I’ve also heard, while I’ve been at the border in Nogales, that children are still being separated. I don’t think that that’s being reported enough, that this is still a process. The odd thing about it is that asylum seekers, when they come from Central America especially, they believe—and I’m not quite sure why this is a belief, but they believe that if they bring their children, they have a better chance of actually getting asylum. It’s some form of proof, they believe, that if they have their children in tow, that maybe they’ll get into the country easier. So people are still continuing to bring their children, even though they’ve been separated—
AMY GOODMAN: Wait.
JOHN CARLOS FREY: —mostly because they don’t have a choice.
AMY GOODMAN: Just if you can repeat what you just said?
JOHN CARLOS FREY: Yeah.
AMY GOODMAN: Children are still being separated from their parents? The Trump administration said this is not true, and there have been, you know, federal judges who have ruled this cannot happen.
JOHN CARLOS FREY: I visited a shelter in Guatemala where migrants had been deported. And this was less than a week ago that I was there. And there was a family there that had had their children separated from them about three weeks ago, which would have been past the deadline actually to reunite the children, not even saying that they weren’t going to be separating children anymore. Legally—and this is tenuous at best—but legally, the Trump administration is allowed to remove children from their parents, if the parents—if we can prove that the parents have committed some form of a crime. If the parents are going to be incarcerated, then, by law, the administration, the federal government, has the right to remove the children. So, we’re not quite sure what these individuals are being charged with. That information has not been forthcoming. The ACLU has—through a FOIA request, has asked for the charges against these parents. What are the criminal charges? Why are these kids being separated? But they’re still charging parents with some form of a crime. We’re not sure if it’s the crime of illegal entry into the United States or some other crime that might be in their background. But kids are still being separated, at least by individuals that I’ve spoken to.
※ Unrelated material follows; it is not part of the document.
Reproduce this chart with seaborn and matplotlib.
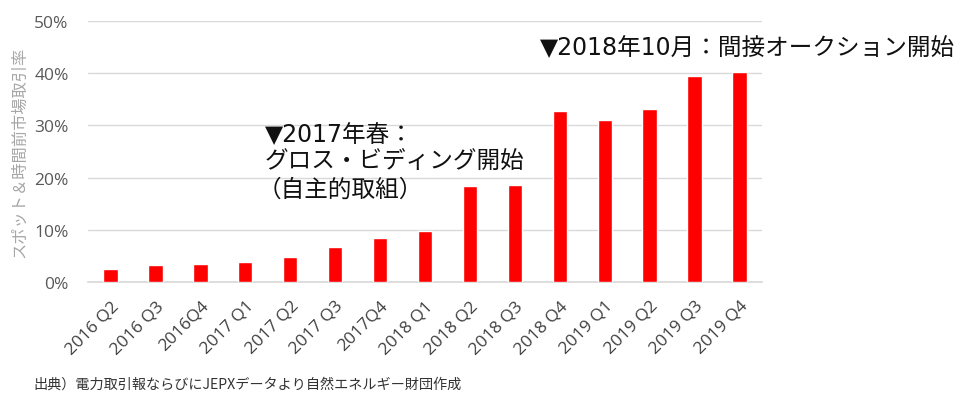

AMY GOODMAN: And do you know where they’re being put?
JOHN CARLOS FREY: Nobody knows where they’re being put. I mean, children who are being separated from their parents, if they’re teenagers, usually go to places that we handle unaccompanied minors. These facilities are equipped to handle teenagers. These are kids that usually come to the United States border by themselves, so the facilities can handle that. But infants and toddlers, kids that may still need some sort of formula or had been breastfeeding or maybe are too young to talk, where do we put them? We can’t put them in a facility with teenagers. We have to put them in some sort of a maybe a neonatal or a child care facility. The United States government isn’t equipped to do that. These are all makeshift shelters. So, we’re not privy to the information of where they’re actually being held.